Queensland boy Julian Assange seems set to walk out of the Ecuadorian embassy soon, hoping that the announcement by the UN human rights panel on the arbitrariness of his detention will protect him from being arrested. The baseline scenario is that he walks out, is quickly arrested by the UK authorities, and is then extradited to Sweden, which will go through its own pantomime but which in essence will just send him onto the US, where they will probably successfully convict him in a secret trial.
Julian surely expects the same, so why is he doing this and how will the Australian government react to this baseline scenario?
I understand that the main reason behind Julian’s move is medical: he is apparently in constant pain and needs to be put under an MRI scanner to ascertain the source. That is a treatment that the Equadorian embassy cannot possibly provide and the UK government refused to allow him safe passage to hospital. So his choice was stark: remain in the embassy in constant pain without hope of relief, or accept the wrath of the US secret services whilst at least getting some medical attention that might relieve the pain. He seems to have chosen the second option, maximising the degree to which he has the moral high ground with the UN ruling under his belt.
How will the Australian government react? As I have said when the Wikileaks case broke in 2010, the Australian government has so far backed the US administration and disowned Assange as much as it could. It will probably try to keep doing this (lib or Lab: doesn’t matter), but the groundswell of support for Julian will surely become quite formidable when he is in the US, particularly when Sweden dismisses the somewhat bizarre `rape case’ against him. I say ‘when’ and ‘bizarre’ because Julian is not accused of anything, has already given evidence in Stockholm before, and a previous Swedish prosecutor dismissed the case as baseless. The odds of anything but a second complete exoneration by the Swedish legal authorities seem remote. Still, that wont stop Sweden from sending him onto the US, particularly as Sweden now apparently wants to join Nato, fearful of the Russians.
So when Julian is finally in the US, one would expect a clear face-off between civil rights and the US security apparatus, where one should heavily favour the latter to win. Perhaps the Australian government will be pressured to at least openly object and secure reasonable prison lodgings for Julian, but I don’t expect the Australian government to go all out for him.
The case to me is illustrating the degree to which the US security apparatus is able to co-opt and coerce governments in the West to do its bidding. Already in 2010 I thought Julian would spend the rest of his days in some form of prison, given that small players cannot annoy big beasts without consequences, and this indeed is the scenario that has played out ever since. Sad, but I don’t see how civil society can regain its right to hold governments to account: the loss of free speech at the hands of anonymous agencies who use their discretionary powers as much for their own personal gain as for the defense of our societies, is very popular with voters who simply don’t see their loss. It is quite ironic to see Tea Party adherents in the US, who supposedly mistrust and dislike Big Government, being among the most vociferous opponents of Assange and Snowden. What would the ‘Founders’ in the US think of such open adherence to secrecy and government?

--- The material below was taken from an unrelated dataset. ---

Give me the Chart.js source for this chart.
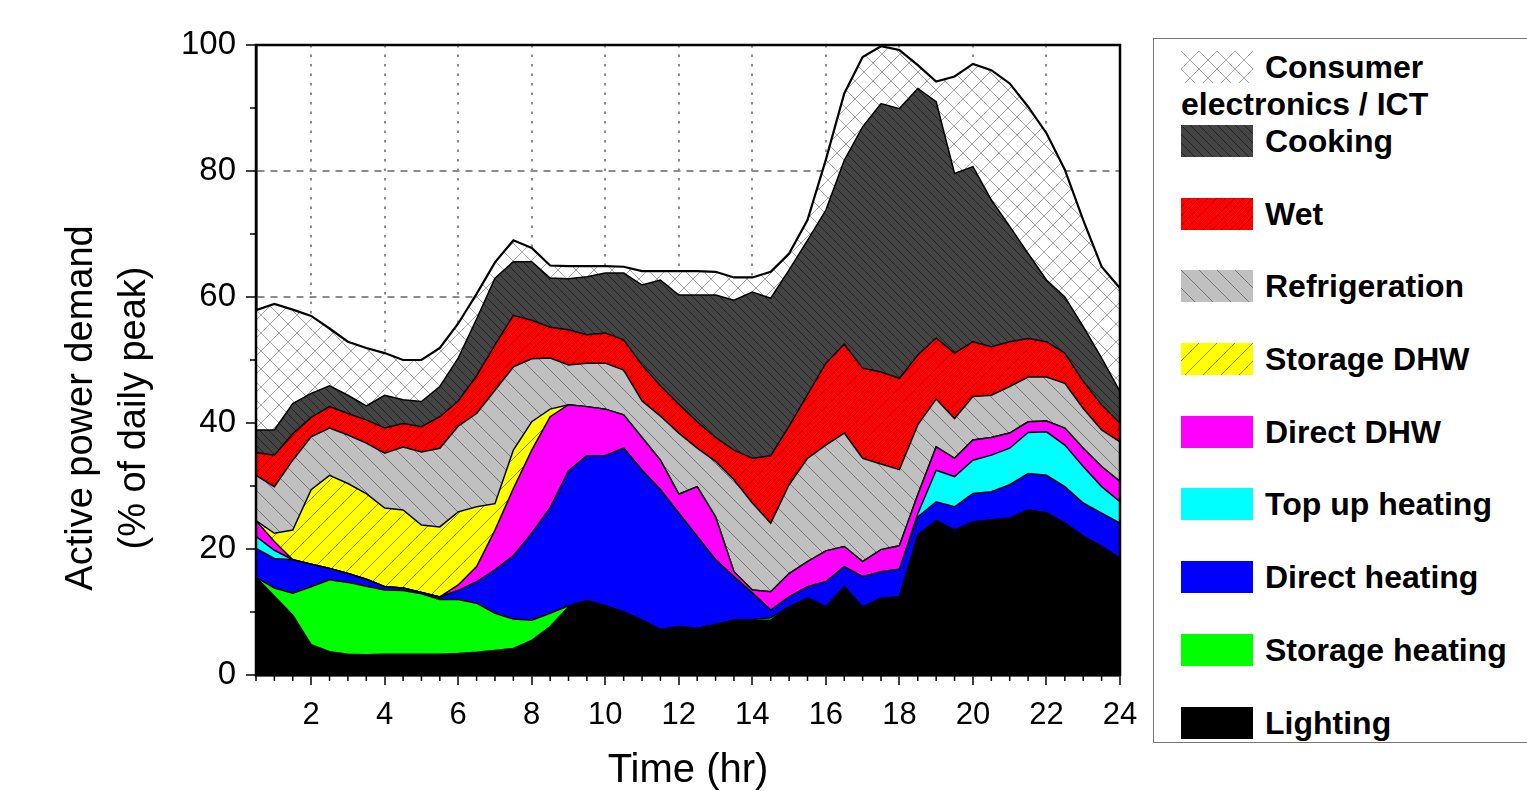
<!DOCTYPE html>
<html>
<head>
<meta charset="utf-8">
<script src="https://cdn.jsdelivr.net/npm/chart.js@4.4.1/dist/chart.umd.min.js"></script>
<style>
  html, body { margin: 0; padding: 0; background: #fff; }
  #wrap { position: absolute; left: 0; top: 0; width: 1527px; height: 791px; overflow: hidden; }
  #chartBox { position: absolute; left: 0; top: 0; width: 1527px; height: 791px; }
  #ytitle {
    position: absolute; left: 106px; top: 408px; width: 600px;
    transform: translate(-50%, -50%) rotate(-90deg);
    font: 38px "Liberation Sans", Arial, sans-serif; line-height: 53px;
    text-align: center; color: #000; white-space: nowrap;
  }
  #legend {
    position: absolute; left: 1153px; top: 38px; width: 420px; height: 703px;
    border: 1.5px solid #777; background: #fff;
    font: bold 32px "Liberation Sans", Arial, sans-serif; color: #000;
  }
  .sw { position: absolute; left: 27px; width: 72px; height: 32px; }
  .lb { position: absolute; left: 111px; height: 32px; line-height: 32px; white-space: nowrap; }
</style>
</head>
<body>
<div id="wrap">
  <div id="chartBox"><canvas id="c"></canvas></div>
  <div id="ytitle">Active power demand<br>(% of daily peak)</div>
  <div id="legend"></div>
</div>
<script>
// time of day, half-hour steps
const hours = [0.5, 1, 1.5, 2, 2.5, 3, 3.5, 4, 4.5, 5, 5.5, 6, 6.5, 7, 7.5, 8, 8.5, 9, 9.5, 10, 10.5, 11, 11.5, 12,
  12.5, 13, 13.5, 14, 14.5, 15, 15.5, 16, 16.5, 17, 17.5, 18, 18.5, 19, 19.5, 20, 20.5, 21, 21.5, 22, 22.5, 23, 23.5, 24];

// % of daily peak (stacked bottom -> top)
const lighting = [15.5, 12.5, 9.5, 4.8, 3.7, 3.3, 3.2, 3.3, 3.3, 3.3, 3.3, 3.4, 3.6, 3.9, 4.2, 5.5, 7.7, 10.8, 11.8, 11.0,
  10.0, 8.7, 7.2, 7.7, 7.4, 8.0, 8.7, 8.7, 8.7, 10.8, 12.2, 10.8, 14.0, 10.8, 12.2, 12.4, 22.2, 24.5, 23.0, 24.3,
  24.6, 24.9, 26.2, 25.7, 24.1, 22.0, 20.4, 18.5];
const storageHeating = [0, 1.3, 3.5, 9.2, 11.4, 11.4, 10.9, 10.2, 10.1, 9.6, 8.7, 8.6, 7.8, 5.9, 4.7, 3.2, 2.1, 0.2, 0, 0,
  0, 0, 0, 0, 0, 0, 0, 0.1, 0.4, 0, 0, 0, 0, 0, 0, 0, 0, 0, 0, 0, 0, 0, 0, 0, 0, 0, 0, 0];
const directHeating = [4.6, 4.7, 5.3, 3.6, 1.8, 1.4, 1.1, 0.5, 0.4, 0.2, 0.4, 1.4, 3.4, 6.9, 10.0, 13.8, 16.7, 21.4, 23.0, 23.8,
  26.0, 23.8, 22.2, 18.0, 14.6, 10.3, 6.9, 4.2, 1.2, 1.6, 1.8, 4.0, 3.2, 4.8, 4.2, 4.4, 2.9, 3.0, 3.7, 4.5,
  4.5, 5.3, 5.8, 6.0, 5.8, 5.3, 5.3, 5.6];
const topUpHeating = [1.9, 1.3, 0, 0, 0, 0, 0, 0, 0, 0, 0, 0, 0, 0, 0, 0, 0, 0, 0, 0,
  0, 0, 0, 0, 0, 0, 0, 0, 0, 0, 0, 0, 0, 0, 0, 0, 0.5, 5.0, 4.8, 5.3,
  5.8, 5.8, 6.5, 6.9, 6.6, 5.8, 4.2, 3.4];
const directDHW = [2.5, 1.4, 0, 0, 0, 0, 0, 0, 0, 0, 0, 0.9, 2.4, 6.3, 10.7, 13.2, 14.5, 10.5, 7.8, 7.4,
  5.3, 5.2, 4.7, 3.0, 7.9, 6.8, 0.8, 0.5, 2.9, 3.7, 4.0, 4.9, 3.2, 2.4, 3.5, 3.7, 3.0, 3.7, 2.9, 3.2,
  2.8, 2.4, 1.7, 1.7, 2.7, 2.9, 3.2, 3.2];
const storageDHW = [0, 1.3, 4.7, 11.8, 14.8, 14.3, 13.6, 12.5, 12.4, 10.7, 11.1, 11.6, 9.5, 4.2, 6.1, 4.5, 1.2, 0, 0, 0,
  0, 0, 0, 0, 0, 0, 0, 0, 0, 0, 0, 0, 0, 0, 0, 0, 0, 0, 0, 0, 0, 0, 0, 0, 0, 0, 0, 0];
const refrigeration = [7.2, 7.4, 11.1, 8.4, 7.5, 7.7, 8.0, 8.7, 10.0, 11.6, 12.5, 13.6, 14.8, 18.0, 13.2, 10.0, 8.1, 6.3, 6.9, 7.3,
  7.1, 5.8, 7.0, 9.7, 6.1, 8.8, 14.6, 13.8, 10.9, 14.1, 16.4, 16.8, 18.0, 16.4, 13.6, 12.1, 11.1, 7.6, 6.3, 6.9,
  6.7, 7.4, 7.1, 7.0, 7.1, 6.3, 5.8, 6.3];
const wet = [3.6, 5.0, 4.2, 3.1, 3.4, 3.4, 3.7, 4.0, 3.7, 4.0, 5.0, 4.0, 6.0, 7.2, 8.2, 6.1, 4.9, 5.6, 4.5, 4.8,
  4.8, 5.7, 4.8, 4.6, 4.2, 3.8, 4.7, 7.1, 10.7, 9.3, 10.1, 13.0, 14.1, 14.3, 14.6, 14.5, 11.1, 9.7, 10.4, 8.7,
  7.7, 7.1, 6.1, 5.6, 4.8, 4.3, 4.0, 3.0];
const cooking = [3.6, 4.0, 4.8, 3.8, 3.3, 2.9, 2.2, 5.2, 3.8, 4.0, 4.8, 6.8, 9.0, 10.6, 8.5, 9.3, 7.8, 8.1, 9.2, 9.5,
  10.6, 12.7, 16.8, 17.3, 20.1, 22.6, 23.8, 26.4, 25.0, 24.8, 24.5, 24.3, 29.2, 38.3, 42.6, 42.8, 42.3, 37.5, 28.5, 27.8,
  23.3, 18.3, 13.5, 9.8, 8.9, 8.7, 7.4, 5.0];
const consumerElectronics = [19.0, 20.0, 14.9, 12.3, 9.1, 8.5, 9.2, 6.7, 6.3, 6.6, 6.1, 5.5, 4.0, 2.5, 3.4, 2.2, 2.0, 2.0, 1.7, 1.1,
  1.0, 2.2, 1.4, 3.8, 3.8, 3.7, 3.6, 2.3, 4.2, 2.6, 3.2, 8.0, 10.6, 11.1, 9.1, 9.3, 3.7, 3.2, 15.4, 16.3,
  20.6, 22.7, 23.3, 23.3, 20.2, 16.9, 14.5, 16.4];

const xTicks = [2, 4, 6, 8, 10, 12, 14, 16, 18, 20, 22, 24];
const yTicks = [0, 20, 40, 60, 80, 100];

// hatch fills
function hatch(bg, line, s, dirs, w) {
  const c = document.createElement('canvas');
  c.width = s; c.height = s;
  const g = c.getContext('2d');
  g.fillStyle = bg;
  g.fillRect(0, 0, s, s);
  if (line) {
    g.strokeStyle = line;
    g.lineWidth = w;
    g.beginPath();
    if (dirs.indexOf('/') >= 0) {
      g.moveTo(0, s); g.lineTo(s, 0);
      g.moveTo(-s / 2, s / 2); g.lineTo(s / 2, -s / 2);
      g.moveTo(s / 2, s * 1.5); g.lineTo(s * 1.5, s / 2);
    }
    if (dirs.indexOf('\\') >= 0) {
      g.moveTo(0, 0); g.lineTo(s, s);
      g.moveTo(-s / 2, s / 2); g.lineTo(s / 2, s * 1.5);
      g.moveTo(s / 2, -s / 2); g.lineTo(s * 1.5, s / 2);
    }
    g.stroke();
  }
  return c;
}

const series = [
  { label: 'Lighting', data: lighting, tile: hatch('#000000', null, 8, '', 1) },
  { label: 'Storage heating', data: storageHeating, tile: hatch('#00ff00', null, 8, '', 1) },
  { label: 'Direct heating', data: directHeating, tile: hatch('#0000ff', null, 8, '', 1) },
  { label: 'Top up heating', data: topUpHeating, tile: hatch('#00ffff', null, 8, '', 1) },
  { label: 'Direct DHW', data: directDHW, tile: hatch('#ff00ff', null, 8, '', 1) },
  { label: 'Storage DHW', data: storageDHW, tile: hatch('#ffff00', '#8a8a30', 18, '/', 1) },
  { label: 'Refrigeration', data: refrigeration, tile: hatch('#c0c0c0', '#777777', 18, '\\', 1) },
  { label: 'Wet', data: wet, tile: hatch('#ff0000', '#a00000', 9, '/', 1) },
  { label: 'Cooking', data: cooking, tile: hatch('#444444', '#222222', 9, '\\', 1) },
  { label: 'Consumer electronics / ICT', data: consumerElectronics, tile: hatch('#ffffff', '#a8a8a8', 18, '/\\', 1) }
];

const cv = document.getElementById('c');
const ctx = cv.getContext('2d');

const datasets = series.map((s, i) => ({
  label: s.label,
  data: hours.map((h, j) => ({ x: h, y: s.data[j] })),
  backgroundColor: ctx.createPattern(s.tile, 'repeat'),
  borderColor: '#000',
  borderWidth: i === series.length - 1 ? 2.2 : 1.5,
  pointRadius: 0,
  tension: 0,
  fill: i === 0 ? 'origin' : '-1'
}));

const frameTicks = {
  id: 'frameTicks',
  afterDraw(chart) {
    const { ctx, chartArea: a, scales: { x, y } } = chart;
    ctx.save();
    ctx.strokeStyle = '#000';
    ctx.lineWidth = 1.5;
    ctx.beginPath();
    hours.forEach(h => {
      if (xTicks.indexOf(h) < 0) {
        const px = x.getPixelForValue(h);
        ctx.moveTo(px, a.bottom); ctx.lineTo(px, a.bottom + 6);
      }
    });
    [10, 30, 50, 70, 90].forEach(v => {
      const py = y.getPixelForValue(v);
      ctx.moveTo(a.left, py); ctx.lineTo(a.left - 6, py);
    });
    ctx.stroke();
    ctx.lineWidth = 2.5;
    ctx.strokeRect(a.left, a.top, a.right - a.left, a.bottom - a.top);
    ctx.restore();
  }
};

const clear = 'rgba(0,0,0,0)';
const font = '"Liberation Sans", Arial, sans-serif';

new Chart(cv, {
  type: 'line',
  data: { datasets: datasets },
  plugins: [frameTicks],
  options: {
    responsive: true,
    maintainAspectRatio: false,
    animation: false,
    devicePixelRatio: 1,
    layout: { padding: { left: 0, right: 407, top: 45, bottom: 0 } },
    plugins: { legend: { display: false }, tooltip: { enabled: false } },
    scales: {
      x: {
        type: 'linear', min: 0.5, max: 24,
        afterFit(s) { s.height = 116; },
        ticks: {
          stepSize: 0.5, autoSkip: false, maxRotation: 0, padding: 12,
          color: '#000', font: { family: font, size: 31 },
          callback: v => (xTicks.indexOf(v) >= 0 ? String(v) : '')
        },
        grid: {
          lineWidth: 2, tickLength: 10, tickWidth: 1.5,
          color: c => (c.tick && xTicks.indexOf(c.tick.value) >= 0 && c.tick.value < 24 ? '#8c8c8c' : clear),
          tickColor: c => (c.tick && xTicks.indexOf(c.tick.value) >= 0 ? '#000' : clear)
        },
        border: { display: true, color: '#000', width: 2.5, dash: [2.5, 7] },
        title: { display: true, text: 'Time (hr)', color: '#000', font: { family: font, size: 40, lineHeight: 1.0 }, padding: { top: 0, bottom: 0 } }
      },
      y: {
        stacked: true, min: 0, max: 100,
        afterFit(s) { s.width = 256; },
        ticks: {
          stepSize: 10, padding: 10, color: '#000', font: { family: font, size: 33 },
          callback: v => (yTicks.indexOf(v) >= 0 ? String(v) : '')
        },
        grid: {
          lineWidth: 2, tickLength: 10, tickWidth: 1.5,
          color: c => (c.tick && c.tick.value % 20 === 0 && c.tick.value > 0 && c.tick.value < 100 ? '#8c8c8c' : clear),
          tickColor: c => (c.tick && yTicks.indexOf(c.tick.value) >= 0 ? '#000' : clear)
        },
        border: { display: true, color: '#000', width: 2.5, dash: [7, 6] }
      }
    }
  }
});

// legend, top entry first
const legend = document.getElementById('legend');
const rows = [
  { i: 9, top: 12, text: 'Consumer' },
  { i: 8, top: 86 }, { i: 7, top: 159 }, { i: 6, top: 231 }, { i: 5, top: 304 },
  { i: 4, top: 377 }, { i: 3, top: 449 }, { i: 2, top: 522 }, { i: 1, top: 595 }, { i: 0, top: 668 }
];
rows.forEach(r => {
  const s = series[r.i];
  const sw = document.createElement('canvas');
  sw.className = 'sw'; sw.width = 72; sw.height = 32;
  sw.style.top = r.top + 'px';
  const g = sw.getContext('2d');
  g.fillStyle = g.createPattern(s.tile, 'repeat');
  g.fillRect(0, 0, 72, 32);
  legend.appendChild(sw);
  const lb = document.createElement('div');
  lb.className = 'lb';
  lb.style.top = r.top + 'px';
  lb.textContent = r.text || s.label;
  legend.appendChild(lb);
});
const extra = document.createElement('div');
extra.className = 'lb';
extra.style.left = '27px';
extra.style.top = '49px';
extra.textContent = 'electronics / ICT';
legend.appendChild(extra);
</script>
</body>
</html>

The legal profession, to its credit, is resisting the increased powers of the secret services as best it can, but at the moment it is losing. It needs a far worse scandal than Wikileaks or the Snowden revelations to bring some balance back to the way our society interacts with its secret services.

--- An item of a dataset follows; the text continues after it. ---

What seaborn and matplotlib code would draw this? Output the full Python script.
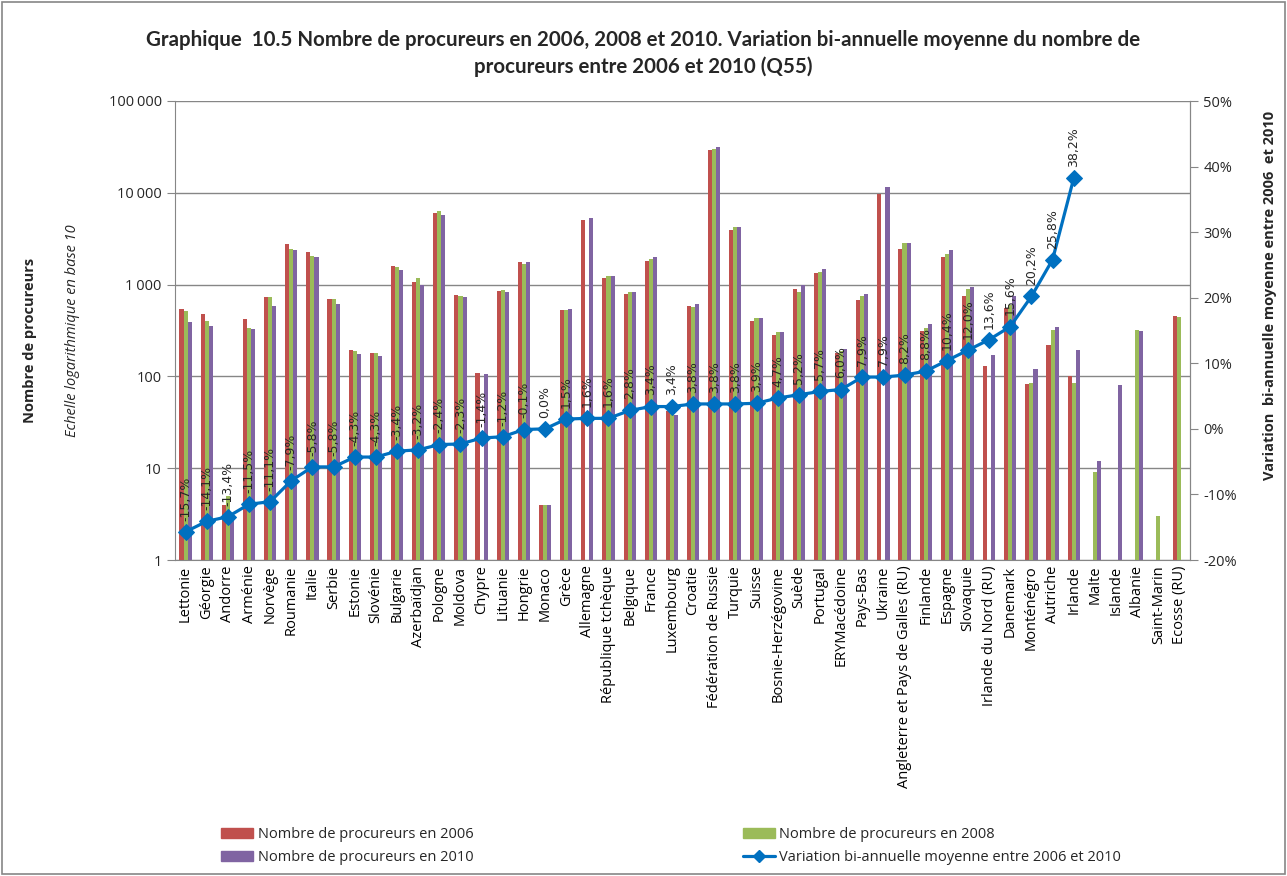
"""Nombre de procureurs 2006-2010 (graphique 10.5)"""

import numpy as np
import pandas as pd
import matplotlib
matplotlib.use("Agg")
import matplotlib.pyplot as plt
from matplotlib.lines import Line2D
from matplotlib.patches import Patch, Rectangle
from matplotlib.ticker import FixedLocator, NullLocator, FuncFormatter
import seaborn as sns

pays = [
    "Lettonie", "Géorgie", "Andorre", "Arménie", "Norvège", "Roumanie", "Italie",
    "Serbie", "Estonie", "Slovénie", "Bulgarie", "Azerbaïdjan", "Pologne", "Moldova",
    "Chypre", "Lituanie", "Hongrie", "Monaco", "Grèce", "Allemagne",
    "République tchèque", "Belgique", "France", "Luxembourg", "Croatie",
    "Fédération de Russie", "Turquie", "Suisse", "Bosnie-Herzégovine", "Suède",
    "Portugal", "ERYMacédoine", "Pays-Bas", "Ukraine",
    "Angleterre et Pays de Galles (RU)", "Finlande", "Espagne", "Slovaquie",
    "Irlande du Nord (RU)", "Danemark", "Monténégro", "Autriche", "Irlande",
    "Malte", "Islande", "Albanie", "Saint-Marin", "Ecosse (RU)",
]

nan = np.nan
proc_2006 = [
    544, 480, 4, 424, 734, 2743, 2265, 693, 193, 181, 1583, 1069, 6010, 778,
    109, 847, 1749, 4, 530, 5044, 1191, 798, 1824, 42, 581, 29320, 3927, 406,
    284, 905, 1339, 181, 676, 9680, 2462, 314, 2000, 753, 131, 553, 83, 219,
    101, nan, nan, nan, nan, 460,
]
proc_2008 = [
    522, 403, 5, 335, 734, 2421, 2050, 693, 190, 178, 1543, 1172, 6270, 759,
    nan, 868, 1679, 4, 530, nan, 1242, 832, 1885, 40, 567, 30330, 4270, 431,
    306, 832, 1361, 190, 759, nan, 2837, 340, 2155, 905, nan, 601, 85, 321,
    85, 9, nan, 321, 3, 442,
]
proc_2010 = [
    390, 355, 3, 330, 581, 2361, 2000, 622, 176, 166, 1443, 992, 5720, 728,
    106, 832, 1749, 4, 544, 5309, 1242, 832, 1983, 38, 617, 31900, 4270, 431,
    306, 1000, 1481, 201, 785, 11530, 2837, 374, 2400, 944, 169, 753, 121, 347,
    193, 12, 80, 314, nan, nan,
]
# variation bi-annuelle moyenne (%), pour les 43 premiers pays
variation = [
    -15.7, -14.1, -13.4, -11.5, -11.1, -7.9, -5.8, -5.8, -4.3, -4.3, -3.4, -3.2,
    -2.4, -2.3, -1.4, -1.2, -0.1, 0.0, 1.5, 1.6, 1.6, 2.8, 3.4, 3.4, 3.8, 3.8,
    3.8, 3.9, 4.7, 5.2, 5.7, 6.0, 7.9, 7.9, 8.2, 8.8, 10.4, 12.0, 13.6, 15.6,
    20.2, 25.8, 38.2,
]

series = ["Nombre de procureurs en 2006", "Nombre de procureurs en 2008",
          "Nombre de procureurs en 2010"]
line_label = "Variation bi-annuelle moyenne entre 2006 et 2010"
couleurs = ["#C0504D", "#9BBB59", "#8064A2"]
bleu = "#0070C0"
gris = "#868686"

df = pd.DataFrame({"pays": pays, series[0]: proc_2006,
                   series[1]: proc_2008, series[2]: proc_2010})
long_df = df.melt(id_vars="pays", var_name="serie", value_name="nombre")

sns.set_style("white")
plt.rcParams["font.family"] = ["Open Sans", "DejaVu Sans"]

fig = plt.figure(figsize=(12.87, 8.76), dpi=100)
ax = fig.add_axes([175 / 1287, 1 - 560 / 876, 1015 / 1287, 459 / 876])

sns.barplot(data=long_df, x="pays", y="nombre", hue="serie", order=pays,
            hue_order=series, palette=couleurs, width=0.58, gap=0,
            errorbar=None, legend=False, saturation=1, linewidth=0, ax=ax)
ax.set_yscale("log")
ax.set_ylim(1, 100000)
ax.yaxis.set_major_locator(FixedLocator([1, 10, 100, 1000, 10000, 100000]))
ax.yaxis.set_minor_locator(NullLocator())
ax.yaxis.set_major_formatter(
    FuncFormatter(lambda v, p: f"{int(round(v)):,}".replace(",", "\u202f")))
ax.set_axisbelow(True)
ax.yaxis.grid(True, color=gris, linewidth=1)
ax.set_xlabel("")
ax.set_ylabel("")

n = len(pays)
ax.set_xticks(np.arange(n))
ax.set_xticklabels(pays, rotation=90, fontsize=10.5, color="black")
ax.xaxis.set_minor_locator(FixedLocator(np.arange(n + 1) - 0.5))
ax.tick_params(axis="x", which="major", length=0, pad=4)
ax.tick_params(axis="x", which="minor", length=5, color=gris, direction="out")
ax.tick_params(axis="y", length=6, color=gris, labelsize=10.5, direction="out")
for side in ["left", "bottom", "right"]:
    ax.spines[side].set_color(gris)
ax.spines["top"].set_visible(False)

ax2 = ax.twinx()
x_line = np.arange(len(variation))
sns.lineplot(x=x_line, y=variation, ax=ax2, color=bleu, linewidth=2.3,
             marker="D", markersize=8, markeredgecolor=bleu)
for xi, v in zip(x_line, variation):
    txt = f"{v:.1f}%".replace(".", ",")
    ax2.annotate(txt, (xi, v), xytext=(0, 8), textcoords="offset points",
                 rotation=90, ha="center", va="bottom", fontsize=9,
                 family=["DejaVu Sans"])
ax2.set_ylim(-20, 50)
ax2.set_yticks(np.arange(-20, 51, 10))
ax2.yaxis.set_major_formatter(FuncFormatter(lambda v, p: f"{v:.0f}%"))
ax2.tick_params(axis="y", length=6, color=gris, labelsize=10.5)
ax2.set_xlabel("")
ax2.set_ylabel("")
for side in ["top", "left", "bottom"]:
    ax2.spines[side].set_visible(False)
ax2.spines["right"].set_color(gris)
ax.set_xlim(-0.5, n - 0.5)

titre_font = ["Lato", "DejaVu Sans"]
fig.text(0.5, 1 - 40 / 876,
         "Graphique  10.5 Nombre de procureurs en 2006, 2008 et 2010. "
         "Variation bi-annuelle moyenne du nombre de",
         ha="center", va="center", fontsize=14.8, fontweight="bold",
         family=titre_font)
fig.text(0.5, 1 - 67 / 876, "procureurs entre 2006 et 2010 (Q55)",
         ha="center", va="center", fontsize=14.8, fontweight="bold",
         family=titre_font)
fig.text(30 / 1287, 1 - 340 / 876, "Nombre de procureurs", rotation=90,
         ha="center", va="center", fontsize=10.5, fontweight="bold")
fig.text(72 / 1287, 1 - 331 / 876, "Echelle logarithmique en base 10",
         rotation=90, ha="center", va="center", fontsize=10.5, style="italic")
fig.text(1270 / 1287, 1 - 295 / 876,
         "Variation  bi-annuelle moyenne entre 2006  et 2010", rotation=90,
         ha="center", va="center", fontsize=10.5, fontweight="bold")

handles = [Patch(color=couleurs[0]), Patch(color=couleurs[2]),
           Patch(color=couleurs[1]),
           Line2D([], [], color=bleu, linewidth=2.3, marker="D", markersize=6)]
labels = [series[0], series[2], series[1], line_label]
fig.legend(handles, labels, ncol=2, loc="upper left",
           bbox_to_anchor=(208 / 1287, 1 - 814 / 876), frameon=False,
           fontsize=10.5, handlelength=2.2, handleheight=0.6,
           handletextpad=0.3, columnspacing=18.5, labelspacing=0.55)

fig.patches.append(Rectangle((2 / 1287, 2 / 876), 1 - 4 / 1287, 1 - 4 / 876,
                             transform=fig.transFigure, fill=False,
                             edgecolor=gris, linewidth=1.2))

fig.savefig("out.png", dpi=100)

History does give us a glimpse of how hard it is for societies to bring a large secret service to heel once it has embedded itself and uses every perceived danger to increase its resources and powers. In Germany, it took a devastating 2nd world war and foreign occupation to finally break the hold of the Prussian military establishment over German society (and that war, according to president Eisenhower’s retirement speech, empowered the US military-industrial complex: you get rid of one here, you spawn another one there!). Russia is arguably still run by the secret services set up about 100 years ago. I wonder what might do the trick in Western countries? Any ideas?